Catatan KPA Sulsel, rentetan peristiwa kriminalisasi petani tradisional sejak 2017 hingga kasus petani Soppeng, yang terjerat UUP3H ada 13 orang. Secara keseluruhan, petani dikriminalisasi karena klaim kawasan hutan dalam lima tahun terakhir sekitar 23 orang.

Kondisi ini, katanya, membuktikan agenda reforma agraria Presiden Joko Widodo yang digembar gemborkan sejak periode pertama tak berjalan.

Program tanah objek reforma agraria (TORA) khusus 4,1 juta hektar redistribusi kawasan hutan tak terealisasi. Yang terlihat, katanya, tak lebih sekadar program bagi-bagi sertifikat semata, konflik agraria signifikan tak terhenti.

Peraturan Presiden No. 86/2018 tentang Reforma Agraria sudah ada, tetapi yak membawa dampak positif bagi agenda reforma agraria di Indonesia. “Petani yang tanahnya sudah diambil negara, dibui pula. Sungguh terbalik perlakuan negara terhadap korporasi-korporasi. Kasus petani Soppeng dalam jerat UUP3H sungguh mencederai rasa keadilan kita.”

Riski bilang, berdasarkan fakta-fakta dalam persidangan membuktikan perbuatan terdakwa tak termasuk kualifikasi subyek hukum dalam UU P3H. Apalagi, Natu bersama anak dan iparnya, termasuk masyarakat yang dikecualikan sesuai Pasal 1 angka 6 UU P3H.

UU Itu menyatakan, “tidak termasuk kelompok masyarakat yang tinggal di dalam atau sekitar kawasan hutan yang melakukan perladangan tradisional dan atau penebangan kayu untuk keperluan sendiri dan tidak untuk tujuan komersial.”

LBH Makassar dan KPA Sulsel menuntut, kepolisian, Kementerian Lingkungan Hidup dan Kehutanan dan seluruh lembaga negara menghormati hak-hak petani yang dilindungi konstitusi. Juga menghentikan segala bentuk praktik intimidasi dan kriminalisasi petani-petani tradisional yang hidup turun temurun dan mengelola sumber penghidupan mereka.

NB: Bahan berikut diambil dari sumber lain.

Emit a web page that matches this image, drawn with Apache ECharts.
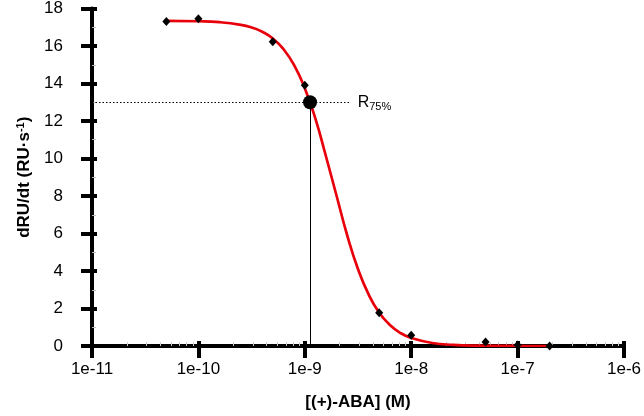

Dua lembaga ini juga mendesak, presiden menjalankan agenda reforma agraria menyeluruh dan segera melepaskan tanah-tanah rakyat dalam klaim kawasan hutan demi kepastian hukum, keadilan serta penghormatan kedaulatan hak-hak rakyat.

 

Unjuk rasa petani Soppeng, protes proses hukum Kakek Natu, anak dan iparnya. Foto: Eko Rusdianto/ Mongabay Indonesia

 

Upaya banding

La Natu, bersama anaknya, Ario Permadi dan iparnya, Sabang, adalah warga di Ale Sewo, Kelurahan Bila, Kecamatan Lalabata, Soppeng, Sulawesi Selatan. Sengkarut kasus mereka bermula pada Februari 2020, kala Ario yang sudah menikah dan memiliki anak mau bikin rumah.

Natu, menebang pohon miliknya, yang ditanam bapaknya, La Takka tahun 1980-an. Ketika pohon jati mulai diolah dan jadi 122 balok, 43 balok tiang, 70 lembar pasak kayu, sembilan lembar papan kayu, dan empat lembar balok tiang, Kepolisian Resort Soppeng bersama petugas KPH Wallanae.

Polisi gelandang mereka ke kantor kepolisian dan periksa dengan Berita Acara Pemeriksaan (BAP). Mereka juga dinyatakan bersalah dan melanggar pertarutan perundangan-undangan lingkungan hidup. “Perbuatan para terdakwa dapat mengakibatkan kerusakan lingkungan,” tulis putusan hukum itu.

Di Kabupaten Soppeng dan Wajo, wilayah kerja KPH Wallanae, seluas 64.543,45 hektar. Rinciannya, hutan lindung 39.355, 99 hektar. Hutan produksi terbatas 11.068,60 hektar dan hutan produksi 14.118,86 hektar.

Bentangan hutan itu sebagian besar besar berada di Soppeng, yakni 45.908,20 hektar. Sisanya, 18.635,25 hektar di Wajo. Di Soppeng, areal hutan lindung 34.301 hektar.

Catatan Akhir 2020, LBH Makassar menuliskan, kalau penangkapan petani di kawasan hutan, sebagai upaya kriminalisasi petani tradisional di dalam atau sekitar kawasan hutan masih terus berlangsung.

Kehutanan dengan klaim hutan mengabaikan keberadaan masyarakat yang bermukim turun temurun. “Kriminalisasi ini Institusi Kehutanan melalui UPT KPH Wallanae bersama Kepolisian Polres Soppeng,” tulis catatan itu.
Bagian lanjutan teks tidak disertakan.